From the first line of the listing below to the line with "import * as", print each line exactly, and nothing more. Leave out the pictures.
□ □ □ □ □
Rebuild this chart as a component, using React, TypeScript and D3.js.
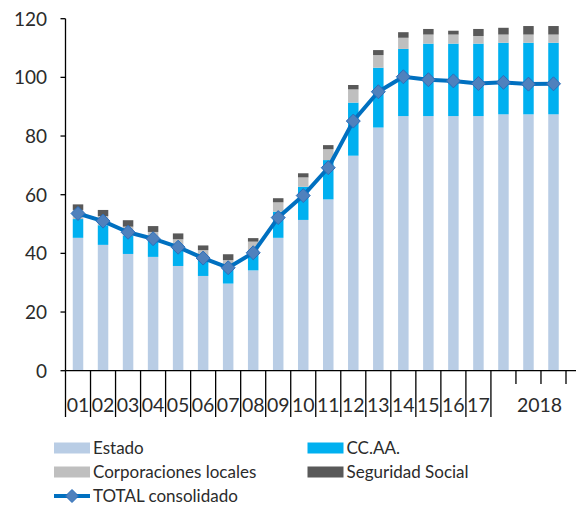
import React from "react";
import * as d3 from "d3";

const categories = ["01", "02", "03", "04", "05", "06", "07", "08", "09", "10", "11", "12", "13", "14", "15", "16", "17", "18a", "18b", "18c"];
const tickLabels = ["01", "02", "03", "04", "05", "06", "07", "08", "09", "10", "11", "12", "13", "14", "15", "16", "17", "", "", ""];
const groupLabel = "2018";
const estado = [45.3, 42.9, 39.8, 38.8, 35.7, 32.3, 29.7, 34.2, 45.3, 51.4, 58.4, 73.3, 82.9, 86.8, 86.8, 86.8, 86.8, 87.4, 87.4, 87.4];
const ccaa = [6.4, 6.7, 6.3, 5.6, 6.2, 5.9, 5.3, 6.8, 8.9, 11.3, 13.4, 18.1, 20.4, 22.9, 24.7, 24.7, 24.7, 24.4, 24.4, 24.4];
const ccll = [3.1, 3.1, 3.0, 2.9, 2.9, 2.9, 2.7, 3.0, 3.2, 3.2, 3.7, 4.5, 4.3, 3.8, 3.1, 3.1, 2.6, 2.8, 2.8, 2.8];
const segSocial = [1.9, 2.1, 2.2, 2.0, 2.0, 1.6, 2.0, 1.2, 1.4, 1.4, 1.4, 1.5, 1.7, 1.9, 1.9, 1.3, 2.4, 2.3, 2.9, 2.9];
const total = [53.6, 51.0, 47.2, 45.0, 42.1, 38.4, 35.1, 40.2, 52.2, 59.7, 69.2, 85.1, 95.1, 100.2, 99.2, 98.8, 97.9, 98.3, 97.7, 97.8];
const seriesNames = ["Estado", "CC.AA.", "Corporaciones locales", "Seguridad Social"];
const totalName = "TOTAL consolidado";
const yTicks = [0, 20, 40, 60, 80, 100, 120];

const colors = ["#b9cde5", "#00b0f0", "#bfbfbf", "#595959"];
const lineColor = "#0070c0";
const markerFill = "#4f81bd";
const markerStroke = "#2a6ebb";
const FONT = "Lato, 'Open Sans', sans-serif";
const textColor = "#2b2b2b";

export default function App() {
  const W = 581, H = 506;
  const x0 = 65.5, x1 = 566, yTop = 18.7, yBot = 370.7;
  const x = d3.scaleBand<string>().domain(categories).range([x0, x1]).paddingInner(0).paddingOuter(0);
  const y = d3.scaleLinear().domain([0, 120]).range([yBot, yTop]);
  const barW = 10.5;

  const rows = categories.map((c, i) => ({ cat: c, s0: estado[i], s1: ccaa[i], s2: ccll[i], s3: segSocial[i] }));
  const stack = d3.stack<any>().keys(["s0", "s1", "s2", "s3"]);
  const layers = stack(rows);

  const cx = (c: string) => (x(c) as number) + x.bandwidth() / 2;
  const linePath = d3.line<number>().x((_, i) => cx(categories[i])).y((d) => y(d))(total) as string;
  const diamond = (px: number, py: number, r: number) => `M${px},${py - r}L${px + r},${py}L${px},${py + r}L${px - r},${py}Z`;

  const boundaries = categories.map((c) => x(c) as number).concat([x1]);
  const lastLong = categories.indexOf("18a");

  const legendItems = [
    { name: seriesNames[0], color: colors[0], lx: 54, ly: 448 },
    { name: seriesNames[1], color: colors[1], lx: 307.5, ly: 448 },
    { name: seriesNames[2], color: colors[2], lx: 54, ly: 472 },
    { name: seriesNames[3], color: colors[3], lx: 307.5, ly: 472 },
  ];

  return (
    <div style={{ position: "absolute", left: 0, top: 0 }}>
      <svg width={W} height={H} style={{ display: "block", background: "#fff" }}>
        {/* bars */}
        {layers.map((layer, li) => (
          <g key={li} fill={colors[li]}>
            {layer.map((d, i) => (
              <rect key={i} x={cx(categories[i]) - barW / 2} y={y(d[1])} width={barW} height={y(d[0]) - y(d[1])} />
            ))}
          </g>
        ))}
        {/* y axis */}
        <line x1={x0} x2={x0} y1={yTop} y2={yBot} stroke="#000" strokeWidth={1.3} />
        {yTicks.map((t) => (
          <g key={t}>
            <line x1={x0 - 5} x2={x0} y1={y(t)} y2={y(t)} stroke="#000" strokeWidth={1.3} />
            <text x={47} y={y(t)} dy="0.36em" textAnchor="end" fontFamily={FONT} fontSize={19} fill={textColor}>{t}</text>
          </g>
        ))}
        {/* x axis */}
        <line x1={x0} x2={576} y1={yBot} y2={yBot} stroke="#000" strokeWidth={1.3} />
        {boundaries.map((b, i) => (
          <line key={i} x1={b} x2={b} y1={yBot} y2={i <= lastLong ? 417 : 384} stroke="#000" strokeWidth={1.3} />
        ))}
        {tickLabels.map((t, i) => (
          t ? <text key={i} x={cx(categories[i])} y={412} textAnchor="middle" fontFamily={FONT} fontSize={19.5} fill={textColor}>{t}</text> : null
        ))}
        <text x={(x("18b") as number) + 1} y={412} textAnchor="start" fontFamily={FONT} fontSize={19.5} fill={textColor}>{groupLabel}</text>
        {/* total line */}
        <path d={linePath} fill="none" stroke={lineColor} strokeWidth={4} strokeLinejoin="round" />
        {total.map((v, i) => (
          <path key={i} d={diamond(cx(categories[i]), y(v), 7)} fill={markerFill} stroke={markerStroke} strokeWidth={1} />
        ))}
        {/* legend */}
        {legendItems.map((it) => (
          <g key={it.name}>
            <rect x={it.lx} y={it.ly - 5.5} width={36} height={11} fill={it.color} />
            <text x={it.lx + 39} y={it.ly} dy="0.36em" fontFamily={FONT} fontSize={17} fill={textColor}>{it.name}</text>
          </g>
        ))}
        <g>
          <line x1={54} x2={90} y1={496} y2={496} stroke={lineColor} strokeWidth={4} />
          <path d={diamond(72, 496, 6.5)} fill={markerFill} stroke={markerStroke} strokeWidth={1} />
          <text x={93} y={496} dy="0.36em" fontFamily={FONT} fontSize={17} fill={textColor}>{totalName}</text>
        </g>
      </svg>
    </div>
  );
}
□ □ □ □ □
→ Exercise answer
Rebuild this chart as a component, using React, TypeScript and D3.js.
import React from "react";
import * as d3 from "d3";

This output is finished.